What about the $33M mill levy override? The mill levy override (MLO) is an annual increase to address operational needs (as a result of the negative factor and decreased funding in per pupil revenue from the state), whereas the bond addresses capital/facilities needs. Page 4 gives a great description of the needs to be addressed by the MLO, but I’ll sum up:

  • $12.6M – to retain and attract the best and brightest teachers, administrators and staff
  • $3.7M (this is something I feel so strongly about) – to provide a half-time counselor for every elementary school
  • $800K – for security and emergency management
  • $12.2M – increase student-based budgeting (SBB) dollars to schools, especially smaller school hit the hardest by SBB.
  • $400K – additional support services needed for the new school at Candelas
  • $3.3M – charter school dollars for compensation, curriculum, technology, etc. (10% of the MLO)
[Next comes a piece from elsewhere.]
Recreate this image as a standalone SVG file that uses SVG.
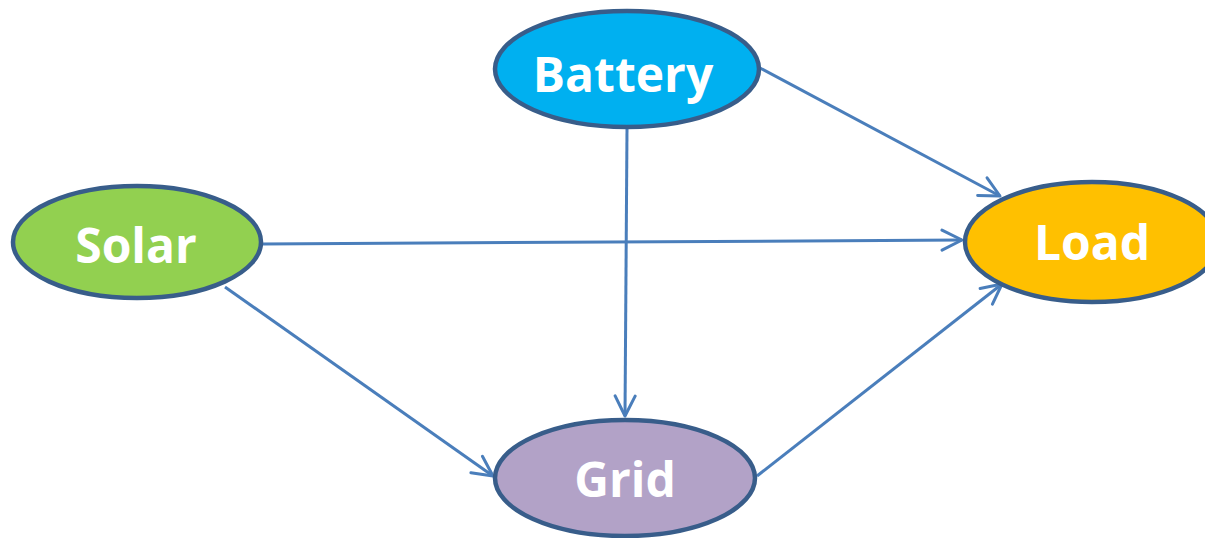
<svg xmlns="http://www.w3.org/2000/svg" width="1205" height="538" viewBox="0 0 1205 538">
<style>
.node{stroke:#385d8a;stroke-width:4.5}
.lbl{font-family:"Open Sans","Noto Sans",sans-serif;font-weight:bold;font-size:48px;fill:#ffffff;text-anchor:middle}
.conn{stroke:#4a7ebb;stroke-width:3;fill:none}
</style>
<defs>
<marker id="arr" viewBox="0 0 24 24" refX="22" refY="12" markerWidth="24" markerHeight="24" markerUnits="userSpaceOnUse" orient="auto">
<path d="M2,2 L22,12 L2,22" fill="none" stroke="#4a7ebb" stroke-width="3" stroke-linecap="round" stroke-linejoin="round"/>
</marker>
</defs>
<g id="connectors">
<line class="conn" x1="760" y1="68" x2="1000" y2="196" marker-end="url(#arr)"/>
<line class="conn" x1="262" y1="244" x2="962" y2="240" marker-end="url(#arr)"/>
<line class="conn" x1="627" y1="129" x2="625" y2="416" marker-end="url(#arr)"/>
<line class="conn" x1="225" y1="287" x2="493" y2="476" marker-end="url(#arr)"/>
<line class="conn" x1="757" y1="476" x2="1002" y2="284" marker-end="url(#arr)"/>
</g>
<g id="battery">
<ellipse class="node" cx="627" cy="69" rx="132" ry="58" fill="#00b0f0"/>
<text class="lbl" x="623" y="92">Battery</text>
</g>
<g id="solar">
<ellipse class="node" cx="137" cy="242" rx="124" ry="56" fill="#92d050"/>
<text class="lbl" x="136" y="263">Solar</text>
</g>
<g id="load">
<ellipse class="node" cx="1092" cy="242" rx="127" ry="60" fill="#ffc000"/>
<text class="lbl" x="1092" y="260">Load</text>
</g>
<g id="grid">
<ellipse class="node" cx="625" cy="478" rx="130" ry="58" fill="#b2a2c7"/>
<text class="lbl" x="625" y="497">Grid</text>
</g>
</svg>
So what does this mean for you and your bottom line? Support Jeffco Kids broke it down for us. Per $100,000 of assessed home value, this bond package and MLO – combined – would cost you…$4.12/month. That’s right – if you’re home’s value is $300,000, you’re looking at an increase of $12.36 month.

This is how I, personally, see this. Our daughters swim. A lot. And if your child has ever been on a swim team, you know that breakfast burritos are what EVERYONE eats at a swim meet – considering these crazy summer meets start with warm-ups at 6am! Our team sells burritos for $3.50 each. So to me, it’s like buying a few breakfast burritos a month, right? Are my kids worth it? Heck yeah!

Are your kids worth it? Heck yeah! Remember, it takes a village to raise a child – we are all in this together – whether you have kids or grandkids or none at all, the value of excellent public schools is priceless for a community! Seriously!

Support Jeffco Kids has been really busy this summer. Please check out the following articles they’ve published recently, which shed additional light on some of the issues around the need for the mill/bond:

Lead Contamination?

While I’m talking about facilities needs, let me touch on the other topic of discussion at tonight’s board meeting – contaminated drinking water. Jeffco staff have been very busy this summer testing fixtures in our schools for lead contamination.

Since June 3, the district has tested 80 elementary schools and drawn ~3,500 samples in an effort to ensure drinking water in our schools is safe for our students, staff and parents. By the time school starts, all elementary school fixtures in buildings built before 1990 and all water fountains in elementary schools built after 1990 will have been tested.

Any fixtures found to exceed the 15 parts per billion EPA limit for Lead will be deactivated or labeled “Do Not Drink” depending on the level of Lead detected. While testing of middle and high school fixtures will not be complete by the start of the school year, district staff will work with principals to get the word out to parents to let them know the status of the testing. Bottled water may be provided at older facilities where fixtures have a greater probability of higher Lead levels.

Again, just another example of the types of maintenance district staff face with our aging facilities. 

 

We’ve waited long for additional state money, and it’s not coming. Jeffco needs to find its own solutions to long-deferred maintenance issues and so much more.

 

Let’s continue to be

JeffCo Proud! Keep fighting, JeffCo!